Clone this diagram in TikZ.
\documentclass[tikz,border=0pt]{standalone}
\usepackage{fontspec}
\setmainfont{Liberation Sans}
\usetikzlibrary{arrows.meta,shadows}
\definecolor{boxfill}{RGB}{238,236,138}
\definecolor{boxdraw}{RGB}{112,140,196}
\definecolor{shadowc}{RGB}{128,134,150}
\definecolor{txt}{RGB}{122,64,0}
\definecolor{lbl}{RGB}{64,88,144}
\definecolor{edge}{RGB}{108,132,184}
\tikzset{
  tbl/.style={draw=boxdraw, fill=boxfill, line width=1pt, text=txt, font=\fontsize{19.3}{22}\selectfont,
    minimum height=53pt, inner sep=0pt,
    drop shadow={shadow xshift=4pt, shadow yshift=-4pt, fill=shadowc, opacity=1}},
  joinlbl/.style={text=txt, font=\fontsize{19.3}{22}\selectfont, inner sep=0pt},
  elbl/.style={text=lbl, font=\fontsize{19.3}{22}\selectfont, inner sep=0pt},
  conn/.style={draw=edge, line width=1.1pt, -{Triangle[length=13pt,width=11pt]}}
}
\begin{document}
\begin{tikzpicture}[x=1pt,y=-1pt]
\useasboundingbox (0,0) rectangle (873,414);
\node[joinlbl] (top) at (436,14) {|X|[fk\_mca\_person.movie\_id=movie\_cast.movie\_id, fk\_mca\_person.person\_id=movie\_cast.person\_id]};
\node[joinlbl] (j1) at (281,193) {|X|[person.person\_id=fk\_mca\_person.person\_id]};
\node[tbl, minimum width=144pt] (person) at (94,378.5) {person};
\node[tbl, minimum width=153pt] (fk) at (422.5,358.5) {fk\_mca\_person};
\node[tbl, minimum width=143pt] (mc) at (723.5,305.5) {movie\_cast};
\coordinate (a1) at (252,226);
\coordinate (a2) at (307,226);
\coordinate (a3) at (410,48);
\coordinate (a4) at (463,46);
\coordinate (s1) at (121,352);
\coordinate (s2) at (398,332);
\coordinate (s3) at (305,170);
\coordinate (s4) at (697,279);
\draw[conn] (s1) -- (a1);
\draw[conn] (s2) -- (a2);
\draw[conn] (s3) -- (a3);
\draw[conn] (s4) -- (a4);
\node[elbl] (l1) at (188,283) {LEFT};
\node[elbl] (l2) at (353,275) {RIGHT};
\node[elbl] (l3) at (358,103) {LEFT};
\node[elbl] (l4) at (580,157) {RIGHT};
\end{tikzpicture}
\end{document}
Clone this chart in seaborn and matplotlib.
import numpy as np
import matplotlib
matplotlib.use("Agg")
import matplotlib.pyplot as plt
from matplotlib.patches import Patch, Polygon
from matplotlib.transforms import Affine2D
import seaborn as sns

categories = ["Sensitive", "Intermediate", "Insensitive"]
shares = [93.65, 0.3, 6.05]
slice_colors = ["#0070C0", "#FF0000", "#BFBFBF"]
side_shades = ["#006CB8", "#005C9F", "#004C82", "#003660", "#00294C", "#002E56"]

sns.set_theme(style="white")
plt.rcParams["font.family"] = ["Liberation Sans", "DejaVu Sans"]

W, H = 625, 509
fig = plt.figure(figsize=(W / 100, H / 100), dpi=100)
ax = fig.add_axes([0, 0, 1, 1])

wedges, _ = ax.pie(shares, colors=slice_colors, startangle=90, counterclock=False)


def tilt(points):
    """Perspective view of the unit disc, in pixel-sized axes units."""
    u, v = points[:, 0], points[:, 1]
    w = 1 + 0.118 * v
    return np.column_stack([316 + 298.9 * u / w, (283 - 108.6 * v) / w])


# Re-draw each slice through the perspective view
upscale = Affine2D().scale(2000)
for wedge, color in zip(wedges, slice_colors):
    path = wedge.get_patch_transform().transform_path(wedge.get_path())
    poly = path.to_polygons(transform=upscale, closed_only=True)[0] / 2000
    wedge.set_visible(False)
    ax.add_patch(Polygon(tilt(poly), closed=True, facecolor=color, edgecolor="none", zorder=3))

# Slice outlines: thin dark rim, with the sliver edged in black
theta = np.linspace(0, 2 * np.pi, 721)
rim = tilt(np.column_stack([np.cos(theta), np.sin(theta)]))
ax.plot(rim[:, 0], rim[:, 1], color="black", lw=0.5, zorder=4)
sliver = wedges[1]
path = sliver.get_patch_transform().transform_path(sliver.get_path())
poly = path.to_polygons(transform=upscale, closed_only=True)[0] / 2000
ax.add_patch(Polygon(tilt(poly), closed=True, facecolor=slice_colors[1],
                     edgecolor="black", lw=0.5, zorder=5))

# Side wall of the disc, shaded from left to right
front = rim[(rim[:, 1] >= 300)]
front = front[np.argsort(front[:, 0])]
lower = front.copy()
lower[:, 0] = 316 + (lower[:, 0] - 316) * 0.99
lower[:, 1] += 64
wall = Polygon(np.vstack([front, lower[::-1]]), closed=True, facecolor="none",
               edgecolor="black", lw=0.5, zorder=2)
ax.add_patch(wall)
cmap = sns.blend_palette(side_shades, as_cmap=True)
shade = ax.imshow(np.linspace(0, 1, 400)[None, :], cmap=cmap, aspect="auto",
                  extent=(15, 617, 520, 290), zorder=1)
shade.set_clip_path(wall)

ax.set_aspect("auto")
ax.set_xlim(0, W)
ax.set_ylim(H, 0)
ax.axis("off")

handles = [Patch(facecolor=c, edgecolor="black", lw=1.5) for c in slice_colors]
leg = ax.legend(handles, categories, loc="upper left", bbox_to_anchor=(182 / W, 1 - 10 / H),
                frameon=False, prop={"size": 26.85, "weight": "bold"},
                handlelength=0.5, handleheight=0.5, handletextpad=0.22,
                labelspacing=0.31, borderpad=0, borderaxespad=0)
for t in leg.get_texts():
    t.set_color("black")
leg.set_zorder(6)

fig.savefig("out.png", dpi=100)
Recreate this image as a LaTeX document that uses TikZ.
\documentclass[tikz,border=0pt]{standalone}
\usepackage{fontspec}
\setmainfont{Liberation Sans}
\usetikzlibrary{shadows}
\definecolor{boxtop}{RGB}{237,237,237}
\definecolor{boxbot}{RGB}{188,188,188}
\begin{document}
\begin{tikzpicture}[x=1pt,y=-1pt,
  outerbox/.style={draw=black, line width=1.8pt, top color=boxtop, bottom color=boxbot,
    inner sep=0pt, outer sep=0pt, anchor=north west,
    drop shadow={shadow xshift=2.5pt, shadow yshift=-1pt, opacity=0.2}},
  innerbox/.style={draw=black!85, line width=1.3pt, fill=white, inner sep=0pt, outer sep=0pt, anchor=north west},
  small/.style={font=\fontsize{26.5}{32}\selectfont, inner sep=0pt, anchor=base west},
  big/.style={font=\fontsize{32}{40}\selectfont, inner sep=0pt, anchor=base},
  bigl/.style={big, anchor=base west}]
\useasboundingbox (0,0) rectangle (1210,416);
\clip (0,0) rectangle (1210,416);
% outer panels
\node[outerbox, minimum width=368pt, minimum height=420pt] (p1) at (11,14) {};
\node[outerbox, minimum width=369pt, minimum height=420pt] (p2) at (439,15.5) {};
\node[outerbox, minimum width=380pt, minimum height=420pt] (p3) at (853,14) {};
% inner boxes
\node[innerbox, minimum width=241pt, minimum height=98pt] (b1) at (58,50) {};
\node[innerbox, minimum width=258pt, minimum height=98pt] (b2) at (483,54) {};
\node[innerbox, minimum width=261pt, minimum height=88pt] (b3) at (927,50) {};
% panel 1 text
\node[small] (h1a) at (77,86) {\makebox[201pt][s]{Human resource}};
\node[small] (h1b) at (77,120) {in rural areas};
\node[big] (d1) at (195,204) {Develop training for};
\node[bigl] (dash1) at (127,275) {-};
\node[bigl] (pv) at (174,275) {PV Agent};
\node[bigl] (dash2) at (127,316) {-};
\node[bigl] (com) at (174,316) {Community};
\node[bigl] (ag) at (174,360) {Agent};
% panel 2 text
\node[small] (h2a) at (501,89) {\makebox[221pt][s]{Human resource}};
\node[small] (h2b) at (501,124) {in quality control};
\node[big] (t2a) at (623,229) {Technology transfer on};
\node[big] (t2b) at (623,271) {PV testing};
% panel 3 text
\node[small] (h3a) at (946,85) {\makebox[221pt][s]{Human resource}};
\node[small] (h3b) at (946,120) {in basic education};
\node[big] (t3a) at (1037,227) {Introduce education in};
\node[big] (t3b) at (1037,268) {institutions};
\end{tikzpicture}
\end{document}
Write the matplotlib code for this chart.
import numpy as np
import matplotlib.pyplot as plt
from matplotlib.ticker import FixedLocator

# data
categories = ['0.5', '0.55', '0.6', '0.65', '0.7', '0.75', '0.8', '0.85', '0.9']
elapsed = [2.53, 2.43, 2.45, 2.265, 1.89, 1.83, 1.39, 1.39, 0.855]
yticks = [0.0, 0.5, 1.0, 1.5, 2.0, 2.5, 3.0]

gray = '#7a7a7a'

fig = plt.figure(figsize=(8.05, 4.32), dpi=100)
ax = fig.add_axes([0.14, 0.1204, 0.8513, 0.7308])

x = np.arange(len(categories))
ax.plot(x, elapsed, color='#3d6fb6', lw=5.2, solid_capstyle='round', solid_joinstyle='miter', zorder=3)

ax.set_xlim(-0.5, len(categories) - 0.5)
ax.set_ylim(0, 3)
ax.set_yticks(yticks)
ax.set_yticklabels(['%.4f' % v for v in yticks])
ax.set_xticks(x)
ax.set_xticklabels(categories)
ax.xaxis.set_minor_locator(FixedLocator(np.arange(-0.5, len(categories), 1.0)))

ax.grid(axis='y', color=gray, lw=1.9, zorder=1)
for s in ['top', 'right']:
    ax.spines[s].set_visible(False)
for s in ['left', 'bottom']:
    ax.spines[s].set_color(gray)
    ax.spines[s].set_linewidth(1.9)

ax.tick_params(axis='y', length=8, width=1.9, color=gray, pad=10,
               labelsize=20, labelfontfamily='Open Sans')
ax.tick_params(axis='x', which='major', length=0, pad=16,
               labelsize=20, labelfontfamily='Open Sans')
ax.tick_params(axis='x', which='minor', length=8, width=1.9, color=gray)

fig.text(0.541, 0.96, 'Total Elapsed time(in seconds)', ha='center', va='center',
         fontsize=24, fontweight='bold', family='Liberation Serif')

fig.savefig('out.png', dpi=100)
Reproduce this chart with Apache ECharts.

—————

Look above for the line that contains "Clone this chart in seaborn and matplotlib.". Starting there, transcribe every line exactly until you have copied the line that contains "import seaborn as sns".

Clone this chart in seaborn and matplotlib.
import numpy as np
import matplotlib
matplotlib.use("Agg")
import matplotlib.pyplot as plt
from matplotlib.patches import Patch, Polygon
from matplotlib.transforms import Affine2D
import seaborn as sns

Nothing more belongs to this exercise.